## Entries supplied
** begin **

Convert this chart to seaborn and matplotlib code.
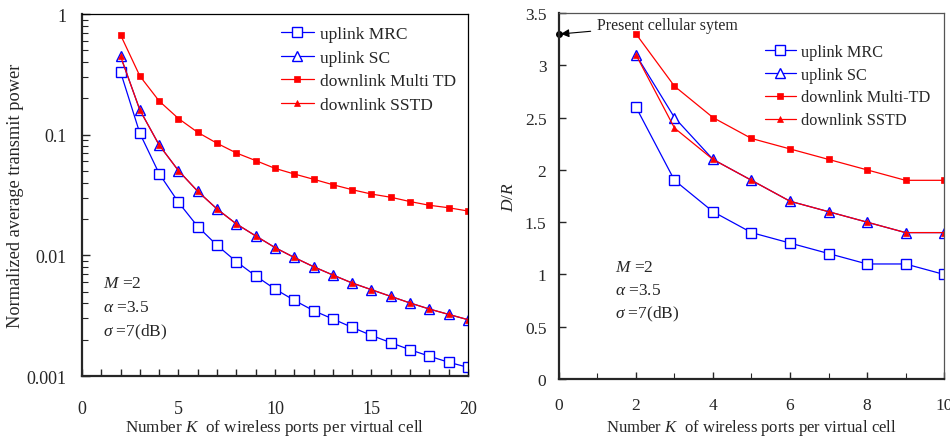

** end **
** begin **

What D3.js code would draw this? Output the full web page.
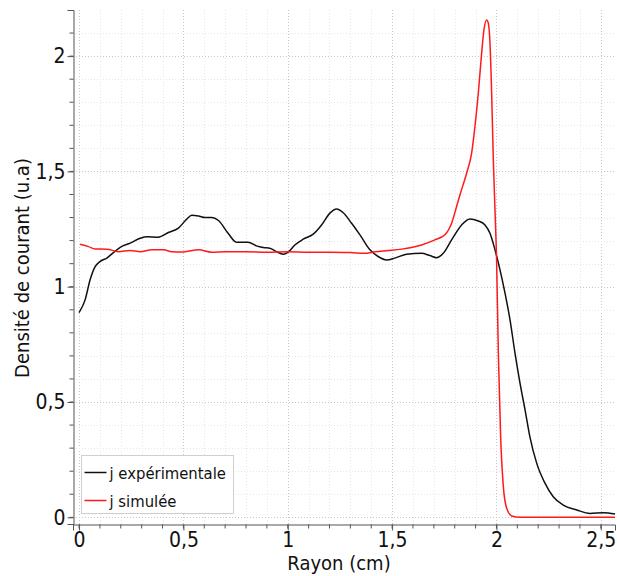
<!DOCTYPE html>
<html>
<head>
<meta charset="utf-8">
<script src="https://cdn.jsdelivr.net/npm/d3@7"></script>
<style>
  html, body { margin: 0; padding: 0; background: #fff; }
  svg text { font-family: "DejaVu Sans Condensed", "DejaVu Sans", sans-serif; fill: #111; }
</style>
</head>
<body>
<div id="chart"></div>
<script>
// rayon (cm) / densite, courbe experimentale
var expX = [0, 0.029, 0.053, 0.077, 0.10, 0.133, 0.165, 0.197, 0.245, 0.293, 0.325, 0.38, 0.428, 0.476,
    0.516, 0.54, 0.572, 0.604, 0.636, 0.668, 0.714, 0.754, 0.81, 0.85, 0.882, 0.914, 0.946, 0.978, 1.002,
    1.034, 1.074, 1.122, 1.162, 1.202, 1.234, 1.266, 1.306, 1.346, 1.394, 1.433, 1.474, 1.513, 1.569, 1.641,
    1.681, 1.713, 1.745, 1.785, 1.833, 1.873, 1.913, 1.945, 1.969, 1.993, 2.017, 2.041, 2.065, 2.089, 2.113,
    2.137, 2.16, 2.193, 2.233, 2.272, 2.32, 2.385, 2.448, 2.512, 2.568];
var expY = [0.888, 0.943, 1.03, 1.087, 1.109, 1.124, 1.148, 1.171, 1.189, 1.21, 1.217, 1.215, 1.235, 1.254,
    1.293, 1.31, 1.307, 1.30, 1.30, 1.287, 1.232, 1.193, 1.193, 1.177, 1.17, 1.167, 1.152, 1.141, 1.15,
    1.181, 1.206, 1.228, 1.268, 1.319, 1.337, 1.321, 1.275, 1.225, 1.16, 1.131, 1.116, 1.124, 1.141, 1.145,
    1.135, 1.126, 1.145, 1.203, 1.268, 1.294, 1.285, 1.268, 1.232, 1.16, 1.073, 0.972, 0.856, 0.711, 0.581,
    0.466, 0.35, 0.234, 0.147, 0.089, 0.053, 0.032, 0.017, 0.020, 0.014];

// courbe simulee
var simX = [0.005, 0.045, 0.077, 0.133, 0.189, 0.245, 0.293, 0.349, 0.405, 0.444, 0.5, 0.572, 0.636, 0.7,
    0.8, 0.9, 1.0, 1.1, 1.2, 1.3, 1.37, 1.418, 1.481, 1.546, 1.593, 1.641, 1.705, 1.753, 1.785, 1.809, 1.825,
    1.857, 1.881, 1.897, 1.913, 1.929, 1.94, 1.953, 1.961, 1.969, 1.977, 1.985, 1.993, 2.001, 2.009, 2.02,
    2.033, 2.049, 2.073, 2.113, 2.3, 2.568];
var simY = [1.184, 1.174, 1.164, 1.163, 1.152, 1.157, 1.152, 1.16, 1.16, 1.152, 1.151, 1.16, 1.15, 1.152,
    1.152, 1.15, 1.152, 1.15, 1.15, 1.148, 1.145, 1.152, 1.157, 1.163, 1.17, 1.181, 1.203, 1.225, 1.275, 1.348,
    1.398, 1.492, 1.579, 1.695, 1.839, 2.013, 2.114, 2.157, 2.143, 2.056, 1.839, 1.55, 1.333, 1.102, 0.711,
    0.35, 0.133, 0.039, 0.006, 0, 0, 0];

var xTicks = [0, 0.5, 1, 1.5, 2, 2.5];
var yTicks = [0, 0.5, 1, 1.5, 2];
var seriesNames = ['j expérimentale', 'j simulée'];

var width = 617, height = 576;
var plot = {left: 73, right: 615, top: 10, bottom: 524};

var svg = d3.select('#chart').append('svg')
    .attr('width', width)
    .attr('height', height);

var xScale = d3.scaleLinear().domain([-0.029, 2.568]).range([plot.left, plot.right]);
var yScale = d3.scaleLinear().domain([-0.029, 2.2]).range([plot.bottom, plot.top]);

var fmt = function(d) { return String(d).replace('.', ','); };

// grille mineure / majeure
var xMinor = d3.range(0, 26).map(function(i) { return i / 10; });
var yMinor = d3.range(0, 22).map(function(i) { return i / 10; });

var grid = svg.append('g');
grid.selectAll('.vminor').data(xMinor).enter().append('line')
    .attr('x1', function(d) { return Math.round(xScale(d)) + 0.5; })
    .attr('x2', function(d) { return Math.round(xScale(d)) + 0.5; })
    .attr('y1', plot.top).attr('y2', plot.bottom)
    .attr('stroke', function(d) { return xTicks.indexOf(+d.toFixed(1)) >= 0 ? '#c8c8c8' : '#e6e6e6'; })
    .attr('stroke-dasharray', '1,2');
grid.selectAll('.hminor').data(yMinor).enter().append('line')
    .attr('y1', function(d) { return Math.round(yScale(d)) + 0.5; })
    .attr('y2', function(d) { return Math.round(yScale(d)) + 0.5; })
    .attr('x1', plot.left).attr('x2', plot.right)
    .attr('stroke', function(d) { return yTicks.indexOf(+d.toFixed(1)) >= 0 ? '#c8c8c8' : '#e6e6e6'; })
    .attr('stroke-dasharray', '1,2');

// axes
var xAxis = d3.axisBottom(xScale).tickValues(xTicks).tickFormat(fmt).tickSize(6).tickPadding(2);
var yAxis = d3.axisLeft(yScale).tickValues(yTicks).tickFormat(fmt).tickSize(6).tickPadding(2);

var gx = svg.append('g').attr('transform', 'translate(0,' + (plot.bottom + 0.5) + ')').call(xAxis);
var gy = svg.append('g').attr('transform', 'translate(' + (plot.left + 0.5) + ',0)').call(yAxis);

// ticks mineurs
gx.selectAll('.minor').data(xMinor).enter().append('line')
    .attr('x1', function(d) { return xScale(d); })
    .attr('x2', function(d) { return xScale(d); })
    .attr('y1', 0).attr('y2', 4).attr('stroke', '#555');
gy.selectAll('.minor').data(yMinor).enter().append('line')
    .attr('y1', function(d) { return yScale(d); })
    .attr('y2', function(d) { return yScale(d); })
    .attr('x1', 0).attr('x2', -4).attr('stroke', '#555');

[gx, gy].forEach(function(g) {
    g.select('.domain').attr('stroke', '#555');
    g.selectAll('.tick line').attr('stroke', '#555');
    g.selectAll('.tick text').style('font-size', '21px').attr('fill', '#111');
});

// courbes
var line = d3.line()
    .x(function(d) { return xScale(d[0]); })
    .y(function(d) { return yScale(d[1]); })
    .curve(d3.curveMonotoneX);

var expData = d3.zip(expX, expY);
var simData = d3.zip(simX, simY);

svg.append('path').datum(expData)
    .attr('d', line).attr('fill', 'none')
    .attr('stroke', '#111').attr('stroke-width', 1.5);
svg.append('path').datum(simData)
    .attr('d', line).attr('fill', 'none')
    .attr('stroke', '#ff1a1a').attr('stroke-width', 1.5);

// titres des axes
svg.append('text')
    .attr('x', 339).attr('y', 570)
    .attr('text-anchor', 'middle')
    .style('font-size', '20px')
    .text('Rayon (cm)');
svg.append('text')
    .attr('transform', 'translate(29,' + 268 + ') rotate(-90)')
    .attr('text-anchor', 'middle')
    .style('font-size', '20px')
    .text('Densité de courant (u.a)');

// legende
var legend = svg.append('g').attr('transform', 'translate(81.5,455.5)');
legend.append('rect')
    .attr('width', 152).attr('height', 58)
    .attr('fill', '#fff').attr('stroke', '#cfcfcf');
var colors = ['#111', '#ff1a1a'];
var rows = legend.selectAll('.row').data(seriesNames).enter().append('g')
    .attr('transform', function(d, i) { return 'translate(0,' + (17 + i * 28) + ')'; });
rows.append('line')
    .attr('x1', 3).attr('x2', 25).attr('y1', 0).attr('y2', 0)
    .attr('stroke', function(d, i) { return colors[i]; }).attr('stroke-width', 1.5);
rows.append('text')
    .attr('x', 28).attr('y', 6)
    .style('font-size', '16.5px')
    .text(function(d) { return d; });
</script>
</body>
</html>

** end **

## The task
Count each line of the data where the word "code" appears, then reply with the total only.

## Task response
2